Halligan did not provide further explanation on her recusal form, Spencer said. The judge has been replaced by Dianne Renwick, the presiding justice on the State Supreme Court’s appellate division panel in Manhattan.

Halligan, a liberal judge who joined the Court of the Appeals this year, was previously seen as a potentially key vote in the case. She was appointed to the court after it decided, in a 4-to-3 vote, to reject a Democratic-drawn House map last year.

The Court of Appeals jurist who wrote the opinion voiding the Democrats’ map, Chief Judge Janet DiFiore, resigned last year, opening a slot.

In the current case before the Court of Appeals, Hoffmann v. New York State Independent Redistricting Commission, Democrats are seeking to have the existing map thrown out in time for the 2024 election.

Democrats have blamed the map, which was drawn by an independent expert in Pennsylvania, for contributing to their midterm losses by splitting Democratic voting blocs into different districts. Republicans flipped four House seats in New York last year.

In court, Democrats have pushed for the state’s trouble-plagued Independent Redistricting Commission to get another chance to make the map.

The IRC, created for a once-a-decade redistricting, failed to reach a consensus last year and gave up. Democrats in the Legislature then drew a map that heavily advantaged their own party, before the Court of Appeals rejected it.

After Halligan’s recusal, Renwick — the first woman of color to preside over the State Supreme Court’s Appellate Division, First Judicial Department — now may be the most closely watched judge in the case.

Renwick, an Ivy League-educated Democrat, was appointed to the appellate division in 2008 by Gov. David Paterson. She is a former Legal Aid Society lawyer.

“She’s an excellent judge,” said David Saxe, a former judge who served for several years on the appellate division with Renwick. “She’s industrious.
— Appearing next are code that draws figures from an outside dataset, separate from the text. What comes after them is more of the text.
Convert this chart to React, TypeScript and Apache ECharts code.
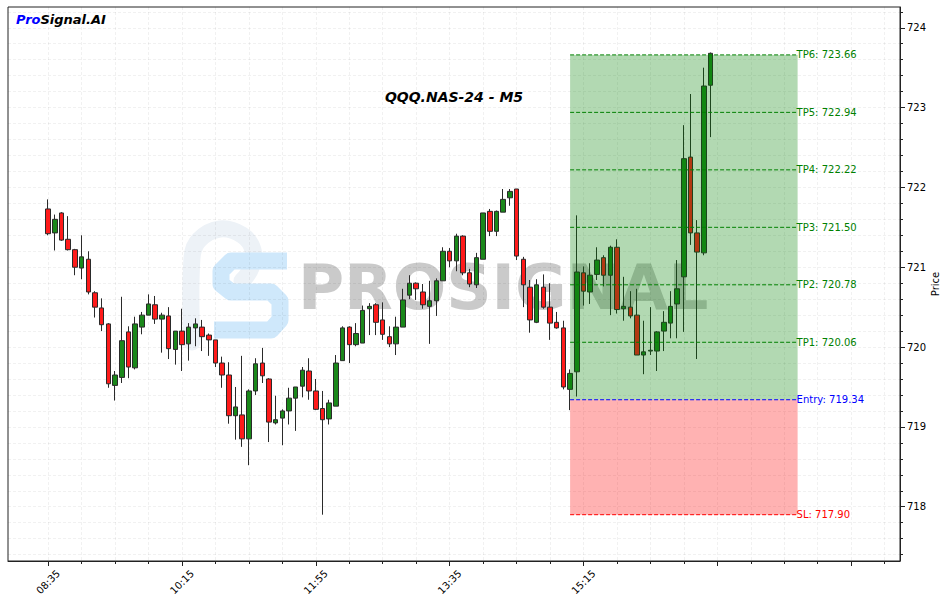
import React, { useEffect, useRef } from "react";
import * as echarts from "echarts";

// ---- candle data (index 0 = 08:35, M5 bars) ----
const OPENS = [
  721.73, 721.43, 721.68, 721.35, 721.22, 720.99, 721.10, 720.68, 720.49, 720.29,
  719.52, 719.62, 720.19, 719.74, 720.25, 720.40, 720.53, 720.35, 720.39, 719.97,
  720.20, 720.04, 720.24, 720.25, 720.15, 720.09, 719.80, 719.65, 719.14, 719.15,
  718.85, 719.45, 719.80, 719.60, 719.05, 719.11, 719.20, 719.36, 719.51, 719.70,
  719.45, 719.23, 719.10, 719.26, 719.83, 720.25, 720.03, 720.05, 720.48, 720.53,
  720.34, 720.13, 720.04, 720.25, 720.65, 720.80, 720.69, 720.51, 720.58, 720.83,
  721.20, 721.08, 721.39, 720.93, 720.78, 721.10, 721.70, 721.45, 721.69, 721.87,
  721.98, 721.10, 720.75, 720.31, 720.75, 720.50, 720.31, 720.24, 719.47, 719.69,
  720.93, 720.69, 720.91, 721.12, 720.90, 721.25, 720.48, 720.50, 720.40, 719.90,
  719.95, 719.95, 720.20, 720.30, 720.54, 720.88, 722.38, 721.43, 721.18, 723.28,
];
const CLOSES = [
  721.42, 721.60, 721.34, 721.22, 721.00, 721.13, 720.69, 720.50, 720.28, 719.54,
  719.65, 720.08, 719.75, 720.29, 720.40, 720.54, 720.35, 720.40, 719.98, 720.20,
  720.03, 720.25, 720.29, 720.13, 720.09, 719.80, 719.65, 719.14, 719.25, 718.85,
  719.45, 719.79, 719.64, 719.06, 719.09, 719.20, 719.36, 719.50, 719.71, 719.45,
  719.22, 719.09, 719.30, 719.80, 720.24, 720.03, 720.17, 720.46, 720.51, 720.31,
  720.16, 720.04, 720.25, 720.59, 720.80, 720.73, 720.53, 720.58, 720.83, 721.20,
  721.08, 721.39, 720.93, 720.79, 721.12, 721.68, 721.45, 721.70, 721.85, 721.95,
  721.14, 720.78, 720.34, 720.78, 720.50, 720.30, 720.24, 719.50, 719.67, 720.94,
  720.70, 720.90, 721.09, 720.90, 721.25, 720.47, 720.51, 720.39, 719.90, 719.94,
  719.96, 720.19, 720.31, 720.51, 720.73, 722.36, 721.43, 721.19, 723.27, 723.68,
];
const LOWS = [
  721.40, 721.21, 721.33, 721.21, 720.90, 720.85, 720.66, 720.37, 720.20, 719.49,
  719.33, 719.55, 719.61, 719.72, 720.16, 720.40, 720.29, 719.93, 719.85, 719.78,
  719.70, 719.83, 720.01, 719.95, 719.89, 719.75, 719.49, 719.04, 718.84, 718.75,
  718.52, 719.40, 719.55, 718.81, 719.03, 718.77, 719.03, 718.95, 719.37, 719.34,
  719.21, 717.90, 719.03, 719.26, 719.83, 719.80, 720.01, 720.05, 720.15, 720.15,
  720.09, 720.00, 719.90, 720.25, 720.60, 720.59, 720.48, 720.04, 720.39, 720.83,
  721.00, 720.95, 720.90, 720.75, 720.74, 721.10, 721.39, 721.39, 721.69, 721.77,
  721.09, 720.50, 720.18, 720.30, 720.48, 720.09, 720.23, 719.47, 719.21, 719.38,
  720.52, 720.54, 720.84, 720.76, 720.40, 720.42, 720.33, 720.36, 719.90, 719.66,
  719.90, 719.70, 719.95, 720.11, 720.11, 720.19, 721.28, 719.85, 721.15, 722.63,
];
const HIGHS = [
  721.85, 721.66, 721.69, 721.64, 721.23, 721.40, 721.20, 720.70, 720.61, 720.30,
  719.70, 720.63, 720.26, 720.38, 720.44, 720.66, 720.64, 720.43, 720.50, 720.20,
  720.48, 720.30, 720.36, 720.34, 720.17, 720.09, 719.88, 719.81, 719.50, 719.89,
  719.47, 719.86, 719.99, 719.61, 719.39, 719.22, 719.49, 719.50, 719.75, 719.86,
  719.60, 719.45, 719.34, 719.90, 720.26, 720.26, 720.30, 720.52, 720.55, 720.55,
  720.56, 720.26, 720.38, 720.73, 720.90, 720.81, 720.79, 720.83, 720.86, 721.25,
  721.24, 721.42, 721.40, 720.98, 721.18, 721.68, 721.73, 721.71, 721.98, 721.98,
  721.98, 721.13, 720.84, 720.85, 720.91, 720.80, 720.44, 720.33, 719.72, 721.65,
  721.01, 721.05, 721.25, 721.15, 721.27, 721.35, 720.88, 720.70, 720.73, 720.33,
  720.50, 720.20, 720.45, 720.70, 721.09, 722.78, 723.17, 721.59, 723.50, 723.69,
];

// ---- x axis ticks ----
const X_MAJOR_TICKS = [0, 20, 40, 60, 80, 100, 120];
const X_LABEL_TICKS = [0, 20, 40, 60, 80];
const X_LABELS = ["08:35", "10:15", "11:55", "13:35", "15:15"];
const X_MINOR_TICKS = [0, 5, 10, 15, 20, 25, 30, 35, 40, 45, 50, 55, 60, 65, 70, 75, 80, 85, 90, 95, 100, 105, 110, 115, 120, 125];

// ---- y axis ticks ----
const Y_MAJOR_TICKS = [718, 719, 720, 721, 722, 723, 724];
const Y_MINOR_TICKS = [
  717.4, 717.6, 717.8, 718.0, 718.2, 718.4, 718.6, 718.8, 719.0, 719.2, 719.4, 719.6, 719.8,
  720.0, 720.2, 720.4, 720.6, 720.8, 721.0, 721.2, 721.4, 721.6, 721.8, 722.0, 722.2, 722.4,
  722.6, 722.8, 723.0, 723.2, 723.4, 723.6, 723.8, 724.0, 724.2,
];

// ---- signal levels ----
const SIGNAL_START = 78;
const SIGNAL_END = 112;
const ENTRY = 719.34;
const SL = 717.9;
const TP_NAMES = ["TP1", "TP2", "TP3", "TP4", "TP5", "TP6"];
const TP_PRICES = [720.06, 720.78, 721.5, 722.22, 722.94, 723.66];

const LEVEL_NAMES = ["Entry", "SL", ...TP_NAMES];
const LEVEL_PRICES = [ENTRY, SL, ...TP_PRICES];
const LEVEL_COLORS = ["blue", "red", "green", "green", "green", "green", "green", "green"];

const FONT = '"DejaVu Sans", Verdana, sans-serif';

export default function App() {
  const ref = useRef<HTMLDivElement>(null);

  useEffect(() => {
    if (!ref.current) return;
    const chart = echarts.init(ref.current, null, { renderer: "svg" });

    const candles = OPENS.map((o, i) => [i, o, CLOSES[i], LOWS[i], HIGHS[i]]);
    const zones = [
      [SIGNAL_START, SIGNAL_END, ENTRY, TP_PRICES[TP_PRICES.length - 1], 0],
      [SIGNAL_START, SIGNAL_END, SL, ENTRY, 1],
    ];
    const zoneColors = ["rgba(0,128,0,0.3)", "rgba(255,0,0,0.3)"];
    const levels = LEVEL_PRICES.map((p, i) => [SIGNAL_START, SIGNAL_END, p, i]);

    const gridLine = { show: true, lineStyle: { color: "rgba(0,0,0,0.055)", type: [3, 2], width: 1 } };

    chart.setOption({
      animation: false,
      backgroundColor: "#fff",
      grid: {
        left: 8,
        right: 47,
        top: 7,
        bottom: 42,
        show: true,
        borderColor: "#222",
        borderWidth: 1,
        backgroundColor: "transparent",
        containLabel: false,
        outerBoundsMode: "none",
      },
      xAxis: [
        {
          type: "value",
          min: -6,
          max: 127.3,
          position: "bottom",
          axisLine: { show: true, onZero: false, lineStyle: { color: "#222" } },
          axisTick: { show: true, length: 5, customValues: X_MAJOR_TICKS, lineStyle: { color: "#222" } },
          axisLabel: {
            show: true,
            customValues: X_LABEL_TICKS,
            rotate: 45,
            align: "center",
            verticalAlign: "middle",
            margin: 21,
            fontSize: 10,
            fontFamily: FONT,
            color: "#000",
            formatter: (v: number) => X_LABELS[X_LABEL_TICKS.indexOf(Math.round(v))] ?? "",
          },
          splitLine: { show: false },
        },
        {
          type: "value",
          min: -6,
          max: 127.3,
          position: "bottom",
          axisLine: { show: false, onZero: false },
          axisTick: { show: true, length: 3, customValues: X_MINOR_TICKS, lineStyle: { color: "#222" } },
          axisLabel: { show: false },
          splitLine: gridLine,
        },
      ],
      yAxis: [
        {
          type: "value",
          min: 717.32,
          max: 724.26,
          position: "right",
          name: "Price",
          nameLocation: "middle",
          nameRotate: 90,
          nameGap: 30,
          nameMoveOverlap: false,
          nameTextStyle: { fontSize: 10, fontFamily: FONT, color: "#000" },
          axisLine: { show: true, onZero: false, lineStyle: { color: "#222" } },
          axisTick: { show: true, length: 5, customValues: Y_MAJOR_TICKS, lineStyle: { color: "#222" } },
          axisLabel: { show: true, customValues: Y_MAJOR_TICKS, margin: 7, fontSize: 10, fontFamily: FONT, color: "#000" },
          splitLine: { show: false },
        },
        {
          type: "value",
          min: 717.32,
          max: 724.26,
          position: "right",
          axisLine: { show: false, onZero: false },
          axisTick: { show: true, length: 3, customValues: Y_MINOR_TICKS, lineStyle: { color: "#222" } },
          axisLabel: { show: false },
          splitLine: gridLine,
        },
      ],
      graphic: [
        {
          type: "polyline",
          z: 0,
          silent: true,
          shape: { points: [[192, 342], [192, 258], [199, 240], [220, 229], [242, 235], [253, 250], [251, 268], [242, 281]], smooth: 0.4 },
          style: { stroke: "#edf2f7", lineWidth: 17, fill: null, lineCap: "round", lineJoin: "round" },
        },
        {
          type: "polyline",
          z: 0,
          silent: true,
          shape: { points: [[287, 261], [231, 261], [221, 271], [221, 284], [231, 292], [271, 292], [280, 301], [280, 320], [271, 330], [214, 330]] },
          style: { stroke: "#cfe8fb", lineWidth: 17, fill: null, lineJoin: "round" },
        },
        {
          type: "text",
          z: 0,
          silent: true,
          x: 298,
          y: 287,
          style: { text: "PROSIGNAL", font: `bold 63px ${FONT}`, fill: "rgba(128,128,128,0.42)", align: "left", verticalAlign: "middle" },
        },
        {
          type: "text",
          z: 10,
          x: 454,
          y: 97,
          style: { text: "QQQ.NAS-24 - M5", font: `italic bold 14px ${FONT}`, fill: "#000", align: "center", verticalAlign: "middle" },
        },
        {
          type: "text",
          z: 10,
          x: 16,
          y: 19,
          style: {
            text: "{a|Pro}{b|Signal.AI}",
            align: "left",
            verticalAlign: "middle",
            rich: {
              a: { fill: "#0000ff", fontStyle: "italic", fontWeight: "bold", fontSize: 13, fontFamily: FONT },
              b: { fill: "#000", fontStyle: "italic", fontWeight: "bold", fontSize: 13, fontFamily: FONT },
            },
          },
        },
      ],
      series: [
        {
          type: "candlestick",
          xAxisIndex: 0,
          yAxisIndex: 0,
          z: 2,
          barWidth: 5,
          data: candles,
          itemStyle: {
            color: "#1a881a",
            color0: "#ff1a1a",
            borderColor: "#2a2a2a",
            borderColor0: "#2a2a2a",
            borderColorDoji: "#2a2a2a",
            borderWidth: 1,
          },
        },
        {
          type: "custom",
          xAxisIndex: 0,
          yAxisIndex: 0,
          z: 3,
          silent: true,
          encode: { x: [0, 1], y: [2, 3] },
          data: zones,
          renderItem: (params: any, api: any) => {
            const p0 = api.coord([api.value(0), api.value(3)]);
            const p1 = api.coord([api.value(1), api.value(2)]);
            return {
              type: "rect",
              shape: { x: p0[0], y: p0[1], width: p1[0] - p0[0], height: p1[1] - p0[1] },
              style: { fill: zoneColors[api.value(4)] },
            };
          },
        },
        {
          type: "custom",
          xAxisIndex: 0,
          yAxisIndex: 0,
          z: 4,
          silent: true,
          clip: false,
          encode: { x: [0, 1], y: 2 },
          data: levels,
          renderItem: (params: any, api: any) => {
            const i = params.dataIndex;
            const a = api.coord([api.value(0), api.value(2)]);
            const b = api.coord([api.value(1), api.value(2)]);
            const color = LEVEL_COLORS[i];
            return {
              type: "group",
              children: [
                {
                  type: "line",
                  shape: { x1: a[0], y1: a[1], x2: b[0], y2: b[1] },
                  style: { stroke: color, lineWidth: 1, lineDash: [4, 2] },
                },
                {
                  type: "text",
                  x: b[0] - 1,
                  y: b[1],
                  style: {
                    text: `${LEVEL_NAMES[i]}: ${LEVEL_PRICES[i].toFixed(2)}`,
                    fill: color,
                    font: `10px ${FONT}`,
                    align: "left",
                    verticalAlign: "middle",
                  },
                },
              ],
            };
          },
        },
      ],
    });

    return () => chart.dispose();
  }, []);

  return <div ref={ref} style={{ position: "fixed", left: 0, top: 0, width: 947, height: 603 }} />;
}
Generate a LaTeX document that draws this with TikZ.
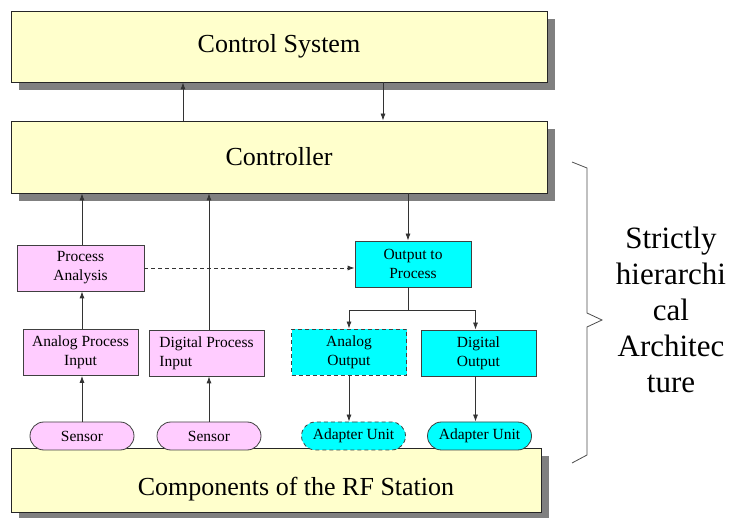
\documentclass[tikz,border=0pt]{standalone}
\usepackage{fontspec}
\IfFontExistsTF{LiberationSerif-Regular.ttf}
  {\setmainfont{LiberationSerif}[Extension=.ttf,UprightFont=*-Regular,BoldFont=*-Bold]}
  {\setmainfont{Liberation Serif}}
\usetikzlibrary{positioning}
\usetikzlibrary{shapes.misc}
\usetikzlibrary{shadows}
\usetikzlibrary{arrows.meta}
\definecolor{sysyellow}{HTML}{FFFFCC}
\definecolor{inpink}{HTML}{FFCCFF}
\definecolor{outcyan}{HTML}{00FFFF}
\definecolor{shadegray}{HTML}{808080}
\tikzset{layer/.style={draw=black!85,line width=0.8pt,fill=sysyellow,minimum width=536pt,minimum height=71pt,
                       font=\fontsize{26}{30}\selectfont,
                       general shadow={fill=shadegray,shadow xshift=8pt,shadow yshift=-8pt}},
         unit/.style={draw=black!75,line width=0.8pt,minimum width=115pt,minimum height=46pt,inner sep=2pt,
                      align=center,font=\fontsize{15.5}{19}\selectfont},
         inbox/.style={unit,fill=inpink},
         outbox/.style={unit,fill=outcyan},
         pill/.style={rounded rectangle,draw=black!75,line width=0.8pt,minimum width=106pt,minimum height=28pt,
                      inner sep=1pt,font=\fontsize{15.5}{19}\selectfont},
         flow/.style={-{Latex[length=7pt,width=5pt]},draw=black!80,line width=0.8pt},
         }

\begin{document}
\begin{tikzpicture}[x=1pt,y=-1pt,brace/.style={draw=black!70,line width=0.8pt},
                    dashline/.style={dash pattern=on 4pt off 3pt}]
\useasboundingbox (0,0) rectangle (734,518);
\node[layer] (ctrlsys) at (279,46.5) {Control System};
\node[layer,minimum height=72pt] (controller) at (279,157) {Controller};
\node[layer,minimum width=530pt,minimum height=64pt,
      label={[shift={(20,9)},font=\fontsize{26}{30}\selectfont]center:Components of the RF Station}] (rfstation) at (276,480) {};
\node[inbox,minimum width=127pt] (procana) at (80.5,268) {Process\\Analysis};
\node[inbox] (anain) at (80.5,352.5) {Analog Process\\Input};
\node[inbox,align=left] (digin) at (206.5,353) {Digital Process\\Input};
\node[outbox,minimum width=116pt] (outproc) at (413,264) {Output to\\Process};
\node[outbox,dashline] (anaout) at (349,352) {Analog\\Output};
\node[outbox] (digout) at (478.5,353) {Digital\\Output};
\node[pill,fill=inpink] (sens1) at (82,436) {Sensor};
\node[pill,fill=inpink] (sens2) at (209,436) {Sensor};
\node[pill,fill=outcyan,dashline] (adapt1) at (353.5,436) {Adapter Unit};
\node[pill,fill=outcyan] (adapt2) at (479.5,436) {Adapter Unit};
\node[font=\fontsize{31}{36}\selectfont,align=center] (strict) at (671,310) {Strictly\\hierarchi\\cal\\Architec\\ture};

\draw[flow] ([xshift=-96pt]controller.north) -- ([xshift=-96pt]ctrlsys.south);
\draw[flow] ([xshift=104pt]ctrlsys.south) -- ([xshift=104pt]controller.north);
\draw[flow] (sens1.north) -- (sens1.north |- anain.south);
\draw[flow] (sens1.north |- anain.north) -- (sens1.north |- procana.south);
\draw[flow] (sens1.north |- procana.north) -- (sens1.north |- controller.south);
\draw[flow] (sens2.north) -- (sens2.north |- digin.south);
\draw[flow] (sens2.north |- digin.north) -- (sens2.north |- controller.south);
\draw[flow,dashline] (procana.east) -- (procana.east -| outproc.west);
\coordinate (oin) at ([xshift=-5pt]outproc.north);
\coordinate (oout) at ([xshift=-5pt]outproc.south);
\coordinate (fork) at (oout |- 0,310);
\coordinate (dtop) at ([xshift=-3pt]digout.north);
\coordinate (dbot) at ([xshift=-3pt]digout.south);
\draw[flow] (oin |- controller.south) -- (oin);
\draw[draw=black!80,line width=0.8pt] (oout) -- (fork);
\draw[flow] (fork) -| (anaout.north);
\draw[flow] (fork) -| (dtop);
\draw[flow] (anaout.south) -- (anaout.south |- adapt1.north);
\draw[flow] (dbot) -- (dbot |- adapt2.north);
\draw[brace] (572,162) -- (587,168) -- (587,313) -- (602,320) -- (587,327) -- (587,455) -- (572,463);
\end{tikzpicture}
\end{document}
She’s a perfect judge for a recusal.”

Jeff Wice, a professor at New York Law School closely following the case, said Renwick may be friendly to the Democrats’ case, noting that she ruled to send an Assembly mapmaking process back to the IRC in a similar, though somewhat different, case.

“This should be seen as a favorable move for the Democrats,” Wice said of the shakeup. “It might provide Democrats with a safer cushion.”

Still, Saxe said Republicans should feel comfortable with the replacement.

“She’s a fair judge,” Saxe said. “She’s a moderate. I think both sides should be happy.”

The stakes of the battle are raised by the state of the House: Republicans emerged from the midterms with a thin majority, and both parties see New York as potentially pivotal territory in 2024.

Lower courts have split on the question before the Court of Appeals.

Late last year, Justice Peter Lynch of Albany Supreme Court ruled that the commission lacked authority to submit a new map, and that allowing it to do so would damage the stability of the electoral process.

But in a 3-to-2 decision in July, the State Supreme Court’s Appellate Division, Third Judicial Department, ordered the House map redrawn.

Justice Elizabeth Garry wrote that the decision honored the need for a “robust, fair and equitable procedure for the determination of voting districts in New York.”

Court watchers have said they can see the case ultimately going either way. The Court of Appeals is due to hear arguments next month.